CMAQ output missing some intermediate hours timesteps

Hi,

I got scared by seeing CMAQ output file missing a few random time steps in CONC files - I tried with different number of processors but still the same problem. It never happened before. The model keeps running without crashing. Any clues @cjcoats
image

Thanks

Some variable is not being written – that’s what you’re seeing here. You might try analyzing the file with M3Tools program m3stat (use the default analysis) to see what is missing.

Quite possibly a model-configuration problem, outside my expertise…

Thank you for the prompt reply, but this kind of behavior varies every time running the same script. Sometimes its missing something like 6th hour time step, other times its missing around 15-16th hour. And nothing has been changed from configuration file from that for successful runs made before. I am running m3stat…

m3stat crashed with

Ending lines in the REPORT file are
image

By the way can it happen due to issues with the processors? something like when mixing slow and quicker processors?

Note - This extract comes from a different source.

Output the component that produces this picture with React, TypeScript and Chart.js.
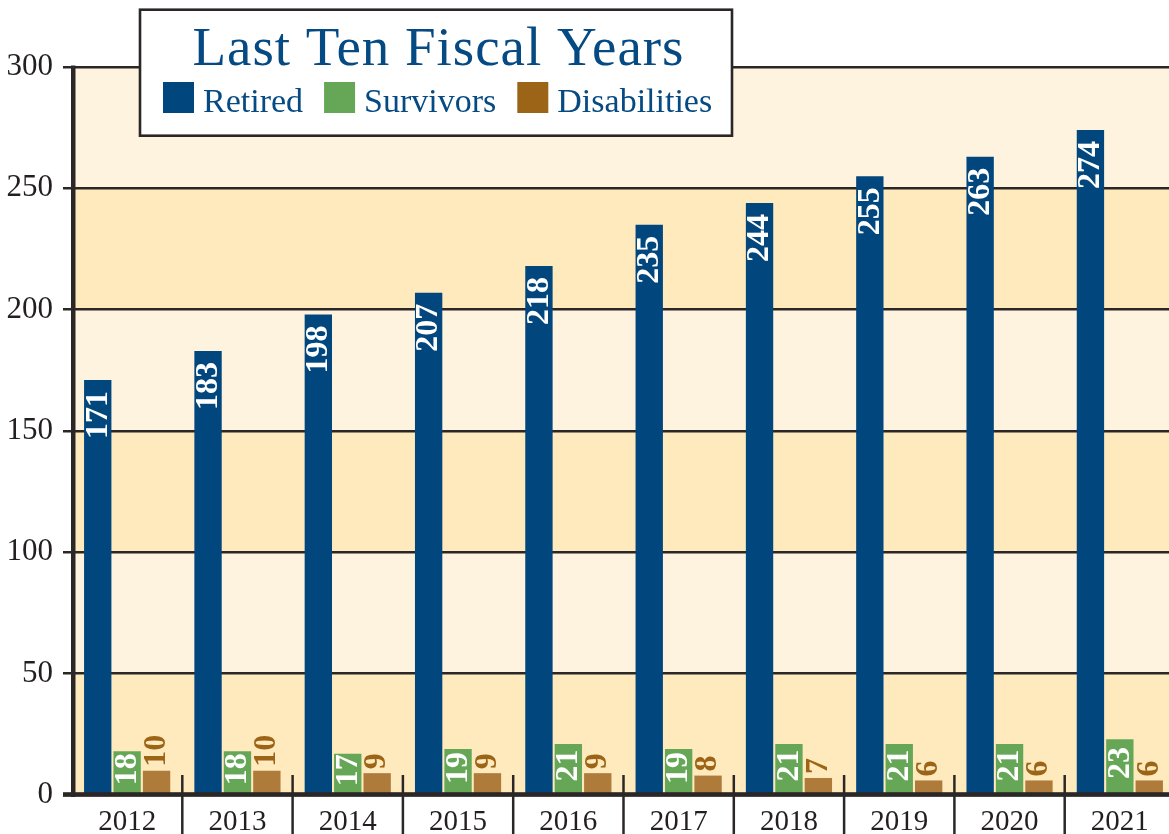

Just to clarify: The model output in this case, though has no time step for the 10th hour, it has all the time steps afterwards and before that, in the CONC file. In another run using the same script, I found CONC had 2 or 3 data ‘holes’ but not at the same hour (meaning not 10th hour, but something like 5th or 7th hours)

Hi,

If you think this is something to so with a mixture of fast and slow processors, you can try to run it with all fast or all slow processors.

Cheers,
David

I tried that and it sometimes worked, sometimes not (unless there is some conspiracy by the cluster managers, which I don’t think :), this model behavior has baffled me). Model can advance without checking if the writing of previous timesteps was successful is also confusing. Can this happen if the disk is slow to respond (I mean the hard disk)?

Thanks

You did not state what version of CMAQ you are running.
Sometime recently we allowed adding TA and PRES to the output CONC files, to facilitate conversions between ug/m3 and ppb in subsequent postprocessing without requiring the METCRO3D files. However, the first time step of the CONC file is written from the previous run’s CGRID file, which does not contain those meteorological variables, leading to missing data. I thought this error has been corrected. If the missing data occurs only with TA and PRES in the CONC file, then it does not indicate an error in the run itself.
However, if you have time steps with actual chemical species (like NO2) missing from your CONC files, then that indicates something is going wrong. Please provide more details on your run configuration.

CMAQv5.3.1 is the model. Yes, NO2 can be missing for a few random timesteps - sometimes does not miss anytime step with the same run script. Just a simple configuration - gridded area emissions only. Had run the model successfully with the same run script several times but the problem appeared only these days

I am kind of at a loss as to what could be going wrong. I have not seen this error before. It does sound like it could be a problem with communications across your cluster. If you run the model on a single processor, are there any data gaps in the output?

Not possible to run with single (1) processor - would take forever (at 1 km res). But even with multiple processors, it sometimes works perfect. Maybe due to storage being slow to respond, but there could be a way by which model should check if the write was successful, and crash if not.